● **Aim of the task**: Please transcribe the data that follows without the pictures, keeping every word the same.

● **Given material**:
-=-=-=-=-

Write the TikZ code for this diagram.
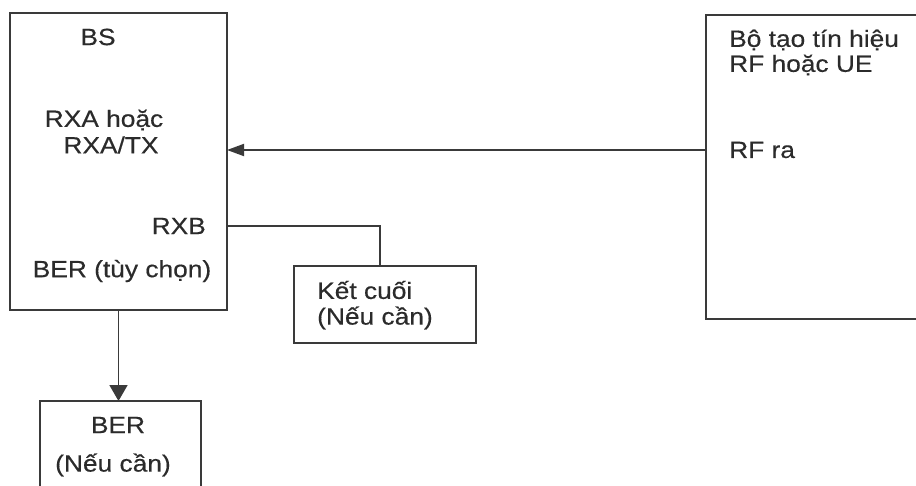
\documentclass[tikz,border=0pt]{standalone}
\usepackage{fontspec}
\setmainfont{Liberation Sans}[FakeStretch=1.12,FakeBold=0.4]
\usetikzlibrary{arrows.meta}
\definecolor{ink}{HTML}{2B2B2B}
\definecolor{linec}{HTML}{3A3A3A}
\tikzset{
  frame/.style={draw=linec, line width=1.8pt, rectangle, outer sep=0pt, inner sep=0pt, anchor=north west},
  hidden/.style={rectangle, outer sep=0pt, inner sep=0pt, anchor=north west},
  lbl/.style={text=ink, inner sep=0pt, font=\fontsize{23.5}{27}\selectfont},
  wire/.style={draw=linec, line width=1.8pt},
  arrL/.style={wire, -{Triangle[length=17pt,width=12pt]}},
  arrD/.style={wire, -{Triangle[length=16pt,width=18pt]}}
}
\begin{document}
\begin{tikzpicture}[x=1pt,y=-1pt]
\useasboundingbox (0,0) rectangle (916,486);
% boxes
\node[frame, minimum width=217pt, minimum height=297pt] (bs) at (10,13) {};
\node[frame, minimum width=182pt, minimum height=77pt] (term) at (294,266) {};
\node[hidden, minimum width=161pt, minimum height=86pt] (ber) at (40,401) {};
\node[hidden, minimum width=210pt, minimum height=304pt] (rfgen) at (706,15) {};
\draw[wire] (ber.south west) -- (ber.north west) -- (ber.north east) -- (ber.south east);
\draw[wire] (rfgen.north east) -- (rfgen.north west) -- (rfgen.south west) -- (rfgen.south east);
% texts in BS
\node[lbl] (bslbl) at (98,37) {BS};
\node[lbl] (rxa1) at (104,120) {RXA hoặc};
\node[lbl] (rxa2) at (111,145) {RXA/TX};
\node[lbl, anchor=east] (rxb) at (206,226) {RXB};
\node[lbl] (berop) at (122,271) {BER (tùy chọn)};
% texts in terminator
\node[lbl, anchor=west] (term1) at (317,290) {Kết cuối};
\node[lbl, anchor=west] (term2) at (317,318) {(Nếu cần)};
% texts in BER
\node[lbl] (ber1) at (118,425) {BER};
\node[lbl] (ber2) at (113,465) {(Nếu cần)};
% texts in generator
\node[lbl, anchor=west] (gen1) at (729,40) {Bộ tạo tín hiệu};
\node[lbl, anchor=west] (gen2) at (729,65) {RF hoặc UE};
\node[lbl, anchor=west] (rfout) at (729,150) {RF ra};
% connectors
\draw[arrL] (rfgen.west |- rfout.west) -- (bs.east |- rfout.west);
\draw[wire] (bs.east |- rxb.east) -| ([xshift=-5pt]term.north);
\draw[arrD] (bs.south) -- (bs.south |- ber.north);
\end{tikzpicture}
\end{document}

-=-=-=-=-

● **Full output**:
Write the TikZ code for this diagram.
\documentclass[tikz,border=0pt]{standalone}
\usepackage{fontspec}
\setmainfont{Liberation Sans}[FakeStretch=1.12,FakeBold=0.4]
\usetikzlibrary{arrows.meta}
\definecolor{ink}{HTML}{2B2B2B}
\definecolor{linec}{HTML}{3A3A3A}
\tikzset{
  frame/.style={draw=linec, line width=1.8pt, rectangle, outer sep=0pt, inner sep=0pt, anchor=north west},
  hidden/.style={rectangle, outer sep=0pt, inner sep=0pt, anchor=north west},
  lbl/.style={text=ink, inner sep=0pt, font=\fontsize{23.5}{27}\selectfont},
  wire/.style={draw=linec, line width=1.8pt},
  arrL/.style={wire, -{Triangle[length=17pt,width=12pt]}},
  arrD/.style={wire, -{Triangle[length=16pt,width=18pt]}}
}
\begin{document}
\begin{tikzpicture}[x=1pt,y=-1pt]
\useasboundingbox (0,0) rectangle (916,486);
% boxes
\node[frame, minimum width=217pt, minimum height=297pt] (bs) at (10,13) {};
\node[frame, minimum width=182pt, minimum height=77pt] (term) at (294,266) {};
\node[hidden, minimum width=161pt, minimum height=86pt] (ber) at (40,401) {};
\node[hidden, minimum width=210pt, minimum height=304pt] (rfgen) at (706,15) {};
\draw[wire] (ber.south west) -- (ber.north west) -- (ber.north east) -- (ber.south east);
\draw[wire] (rfgen.north east) -- (rfgen.north west) -- (rfgen.south west) -- (rfgen.south east);
% texts in BS
\node[lbl] (bslbl) at (98,37) {BS};
\node[lbl] (rxa1) at (104,120) {RXA hoặc};
\node[lbl] (rxa2) at (111,145) {RXA/TX};
\node[lbl, anchor=east] (rxb) at (206,226) {RXB};
\node[lbl] (berop) at (122,271) {BER (tùy chọn)};
% texts in terminator
\node[lbl, anchor=west] (term1) at (317,290) {Kết cuối};
\node[lbl, anchor=west] (term2) at (317,318) {(Nếu cần)};
% texts in BER
\node[lbl] (ber1) at (118,425) {BER};
\node[lbl] (ber2) at (113,465) {(Nếu cần)};
% texts in generator
\node[lbl, anchor=west] (gen1) at (729,40) {Bộ tạo tín hiệu};
\node[lbl, anchor=west] (gen2) at (729,65) {RF hoặc UE};
\node[lbl, anchor=west] (rfout) at (729,150) {RF ra};
% connectors
\draw[arrL] (rfgen.west |- rfout.west) -- (bs.east |- rfout.west);
\draw[wire] (bs.east |- rxb.east) -| ([xshift=-5pt]term.north);
\draw[arrD] (bs.south) -- (bs.south |- ber.north);
\end{tikzpicture}
\end{document}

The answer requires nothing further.